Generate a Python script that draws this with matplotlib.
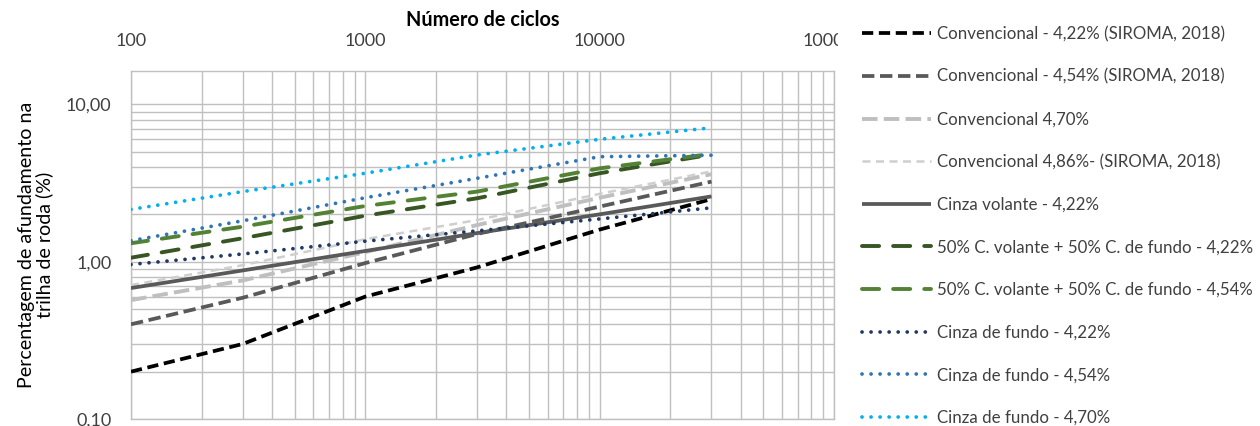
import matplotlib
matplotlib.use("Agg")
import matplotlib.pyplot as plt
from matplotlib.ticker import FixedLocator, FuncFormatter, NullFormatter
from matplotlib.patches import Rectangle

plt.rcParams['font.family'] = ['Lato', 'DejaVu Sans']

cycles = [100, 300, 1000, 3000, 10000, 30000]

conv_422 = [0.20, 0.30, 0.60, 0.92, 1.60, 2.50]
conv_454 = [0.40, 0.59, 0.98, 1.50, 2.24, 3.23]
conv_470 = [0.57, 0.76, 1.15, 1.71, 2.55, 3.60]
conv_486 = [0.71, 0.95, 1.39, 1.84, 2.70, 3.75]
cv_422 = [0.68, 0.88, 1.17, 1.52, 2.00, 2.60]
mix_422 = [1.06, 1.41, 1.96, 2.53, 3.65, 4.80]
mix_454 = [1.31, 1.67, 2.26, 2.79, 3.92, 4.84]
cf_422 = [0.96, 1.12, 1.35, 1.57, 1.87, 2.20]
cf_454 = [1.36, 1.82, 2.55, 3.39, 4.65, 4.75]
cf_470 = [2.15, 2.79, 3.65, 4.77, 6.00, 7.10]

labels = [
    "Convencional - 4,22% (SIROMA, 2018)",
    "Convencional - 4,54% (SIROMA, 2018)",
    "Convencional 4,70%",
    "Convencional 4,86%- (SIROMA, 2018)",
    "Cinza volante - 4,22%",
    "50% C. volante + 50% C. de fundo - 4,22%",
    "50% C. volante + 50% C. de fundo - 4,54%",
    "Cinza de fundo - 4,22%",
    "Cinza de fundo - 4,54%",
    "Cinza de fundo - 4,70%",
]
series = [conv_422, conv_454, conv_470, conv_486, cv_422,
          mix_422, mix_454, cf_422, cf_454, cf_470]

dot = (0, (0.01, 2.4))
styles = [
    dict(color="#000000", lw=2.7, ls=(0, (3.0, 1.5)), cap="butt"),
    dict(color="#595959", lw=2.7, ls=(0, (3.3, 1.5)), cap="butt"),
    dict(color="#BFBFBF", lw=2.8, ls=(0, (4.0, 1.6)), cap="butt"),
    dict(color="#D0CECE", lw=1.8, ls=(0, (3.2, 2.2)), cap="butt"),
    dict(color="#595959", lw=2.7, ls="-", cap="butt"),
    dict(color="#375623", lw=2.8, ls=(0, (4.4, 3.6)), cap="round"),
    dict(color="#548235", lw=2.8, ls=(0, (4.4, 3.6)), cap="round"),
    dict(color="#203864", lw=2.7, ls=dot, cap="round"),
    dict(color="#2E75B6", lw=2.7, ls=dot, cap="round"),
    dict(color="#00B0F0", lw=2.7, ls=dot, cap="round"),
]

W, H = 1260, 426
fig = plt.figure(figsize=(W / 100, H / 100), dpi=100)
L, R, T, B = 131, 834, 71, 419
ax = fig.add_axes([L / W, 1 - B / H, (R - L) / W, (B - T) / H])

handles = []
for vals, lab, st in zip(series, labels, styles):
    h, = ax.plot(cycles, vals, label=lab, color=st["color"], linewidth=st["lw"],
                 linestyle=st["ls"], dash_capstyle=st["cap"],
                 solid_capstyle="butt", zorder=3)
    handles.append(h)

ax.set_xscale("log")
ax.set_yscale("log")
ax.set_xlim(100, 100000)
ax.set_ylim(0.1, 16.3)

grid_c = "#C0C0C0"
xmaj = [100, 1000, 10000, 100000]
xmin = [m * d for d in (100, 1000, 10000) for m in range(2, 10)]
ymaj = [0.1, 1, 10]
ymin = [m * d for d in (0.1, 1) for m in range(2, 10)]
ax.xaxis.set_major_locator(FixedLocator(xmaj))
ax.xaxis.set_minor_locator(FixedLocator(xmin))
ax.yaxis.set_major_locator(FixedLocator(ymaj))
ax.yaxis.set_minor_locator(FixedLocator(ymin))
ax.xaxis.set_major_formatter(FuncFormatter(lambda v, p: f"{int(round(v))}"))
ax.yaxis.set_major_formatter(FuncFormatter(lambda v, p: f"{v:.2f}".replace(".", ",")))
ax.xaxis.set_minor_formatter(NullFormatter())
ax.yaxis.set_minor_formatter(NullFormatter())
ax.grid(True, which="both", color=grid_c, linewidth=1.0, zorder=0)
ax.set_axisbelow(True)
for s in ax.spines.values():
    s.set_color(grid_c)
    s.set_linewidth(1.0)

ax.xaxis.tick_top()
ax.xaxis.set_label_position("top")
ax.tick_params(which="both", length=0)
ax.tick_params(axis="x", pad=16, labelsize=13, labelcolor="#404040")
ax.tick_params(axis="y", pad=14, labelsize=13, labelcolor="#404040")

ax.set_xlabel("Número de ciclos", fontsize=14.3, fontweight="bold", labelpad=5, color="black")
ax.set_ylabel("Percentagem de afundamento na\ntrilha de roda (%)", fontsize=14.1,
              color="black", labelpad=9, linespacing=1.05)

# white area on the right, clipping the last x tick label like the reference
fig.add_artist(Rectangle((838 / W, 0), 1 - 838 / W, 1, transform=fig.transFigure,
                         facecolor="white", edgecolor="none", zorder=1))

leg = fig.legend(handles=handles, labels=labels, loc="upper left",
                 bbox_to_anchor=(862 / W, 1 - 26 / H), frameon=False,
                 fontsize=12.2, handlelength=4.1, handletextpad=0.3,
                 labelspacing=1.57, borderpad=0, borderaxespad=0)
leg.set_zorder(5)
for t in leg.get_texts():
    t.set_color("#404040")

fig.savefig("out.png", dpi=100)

**Work to be completed:** Copy exactly the lines running from the beginning of the listing through the line that has "from matplotlib.patches import Rectangle". Drop the pictures.

**Final answer:**
Generate a Python script that draws this with matplotlib.
import matplotlib
matplotlib.use("Agg")
import matplotlib.pyplot as plt
from matplotlib.ticker import FixedLocator, FuncFormatter, NullFormatter
from matplotlib.patches import Rectangle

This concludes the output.